Lei è tra i promotori di una proposta di legge per abbassare il quorum ai referendum. Crede che in un referendum, votare e astenersi siano scelte che hanno un valore diverso?

Sì, e specialmente per materie come questa. Quando sento dire che stiamo chiamando i cittadini a scegliere su argomenti troppo complicati che spettano al Parlamento, rispondo che proprio perché sono in ballo tante implicazioni etiche bisogna andare a votare. Scegliere su una materia così importante è secondo me un dovere civico, per questo ci stiamo adoperando perché la gente sia, prima di ogni cosa, informata. L’invito all’astensione significa anche sottrarre i cittadini al dovere morale di informarsi, di partecipare. Più la materia ha implicazione etiche più, credo, deve richiamare cittadini al voto. È un esercizio di responsabilità oltre che di diritto civile.

Abbassare il quorum significherebbe anche scoraggiare le campagne che incitano all’astensione.

Trovo che invitare all’astensione sia una posizione di arroganza e una forma di controllo del voto. Certamente è legittimo non andare alle urne, ma è diverso se tale comportamento è frutto di una scelta individuale o se invece è il risultato di un richiamo da parte di un'autorità forte come la Chiesa. In questo caso non vi è dubbio che si tratti di una violazione della privatezza del voto, perché è difficile sottrarsi a un richiamo di persone cui si dà autorità, come il parroco della parrocchia o il cardinale Ruini.

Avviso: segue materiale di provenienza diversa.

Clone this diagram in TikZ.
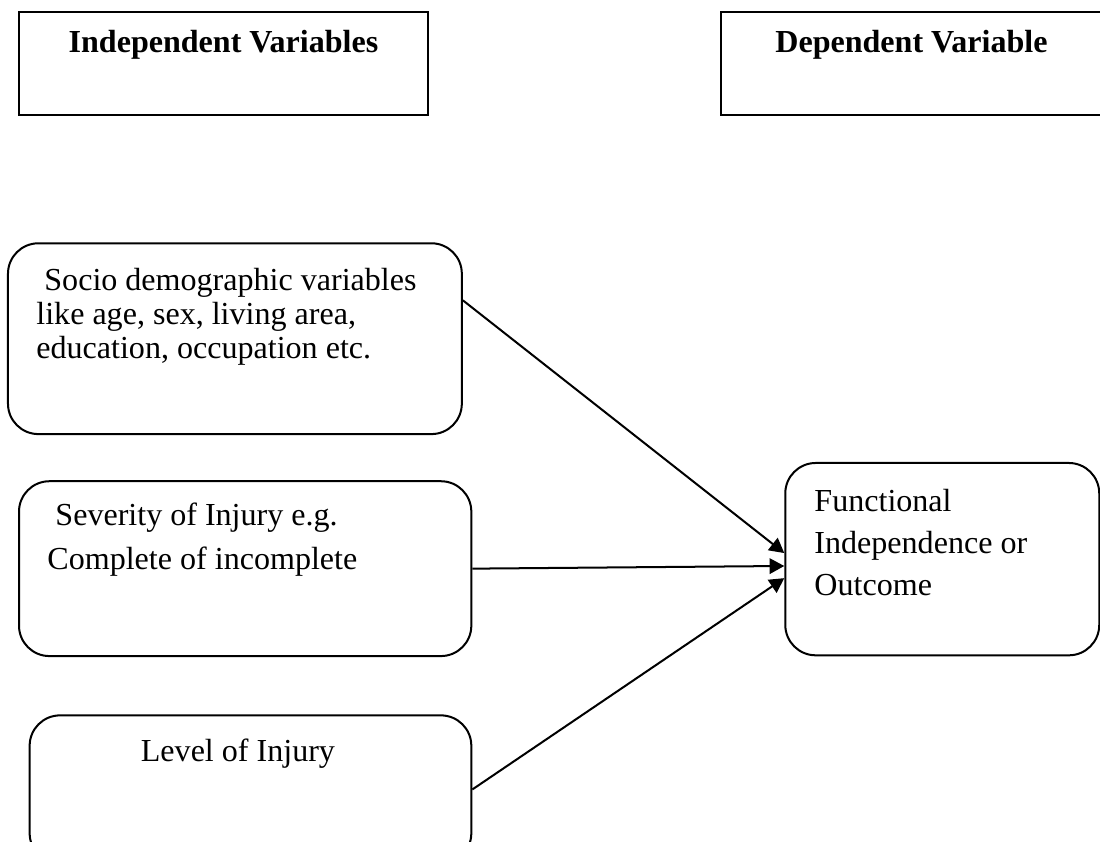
\documentclass[tikz,border=0pt]{standalone}
\usepackage{fontspec}
\setmainfont{Liberation Serif}
\usetikzlibrary{arrows.meta}

\begin{document}
\begin{tikzpicture}[
		headbox/.style={draw, line width=0.75pt, inner sep=0pt, minimum height=1.35cm},
		varbox/.style={draw, line width=0.75pt, rounded corners=0.4cm, inner sep=0pt},
		headtext/.style={font=\bfseries\fontsize{12}{14}\selectfont, inner sep=0pt, anchor=base},
		boxtext/.style={font=\fontsize{12}{#1}\selectfont, inner sep=0pt, text width=5.6cm, align=flush left, anchor=base west},
		link/.style={line width=0.75pt, -{Triangle[length=5.5pt,width=5.8pt]}}
	]
		%%%%% START %%%%%
		\useasboundingbox (0,0) rectangle (14.47,-11.07);
		
		\node[headbox, minimum width=5.38cm] (indep) at (2.94,-0.835) {};
		\node[headtext] (indeplabel) at ([yshift=-0.54cm]indep.north) {Independent Variables};
		
		\node[headbox, minimum width=5.01cm] (dep) at (11.99,-0.835) {};
		\node[headtext] (deplabel) at ([yshift=-0.54cm]dep.north) {Dependent Variable};
		
		\node[varbox, minimum width=5.97cm, minimum height=2.51cm] (socio) at (3.09,-4.455) {};
		\node[boxtext=12.6pt] (sociotext) at ([shift={(0.38,-0.64)}]socio.north west)
			{\ Socio demographic variables\\like age, sex, living area,\\education, occupation etc.};
		
		\node[varbox, minimum width=5.95cm, minimum height=2.30cm] (severity) at (3.225,-7.48) {};
		\node[boxtext=16.5pt] (severitytext) at ([shift={(0.38,-0.60)}]severity.north west)
			{\ Severity of Injury e.g.\\Complete of incomplete};
		
		\node[varbox, minimum width=5.81cm, minimum height=1.95cm] (level) at (3.295,-10.385) {};
		\node[font=\fontsize{12}{14}\selectfont, inner sep=0pt, anchor=base] (leveltext) at ([shift={(-0.165,-0.62)}]level.north) {Level of Injury};
		
		\node[varbox, minimum width=4.13cm, minimum height=2.53cm] (outcome) at (12.395,-7.355) {};
		\node[boxtext=15.7pt] (outcometext) at ([shift={(0.39,-0.65)}]outcome.north west)
			{Functional\\Independence or\\Outcome};
		
		\draw[link] ([yshift=0.505cm]socio.east) -- ([yshift=0.08cm]outcome.west);
		\draw[link] (severity.east) -- ([yshift=-0.09cm]outcome.west);
		\draw[link] (level.east) -- ([yshift=-0.25cm]outcome.west);
		%%%%% END %%%%%
	\end{tikzpicture}
\end{document}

La scelta diventa di fatto non libera.

Quanto alla riforma del referendum, la proposta di cui sono promotrice prevede di alzare da cinquecentomila a un milione il numero di firme da raccogliere, il che richiederebbe un impegno condiviso da molti e garantirebbe che il referendum corrisponda a una esigenza diffusa; in secondo luogo si dovrebbe abbassare il quorum, ma sempre garantendo che il voto sia espresso da un numero congruo di cittadini. Ci sono altre proposte che si possono discutere, ma onestamente il 50% più uno richiesto dall’attuale quorum mi sembra una soglia troppo alta se pensiamo che alle ultime elezioni regionali ha votato circa il 71% degli aventi diritto e che tradizionalmente al referendum, anche nei casi di migliore riuscita, la percentuale di affluenza ha raggiunto una percentuale inferiore a quella delle elezioni.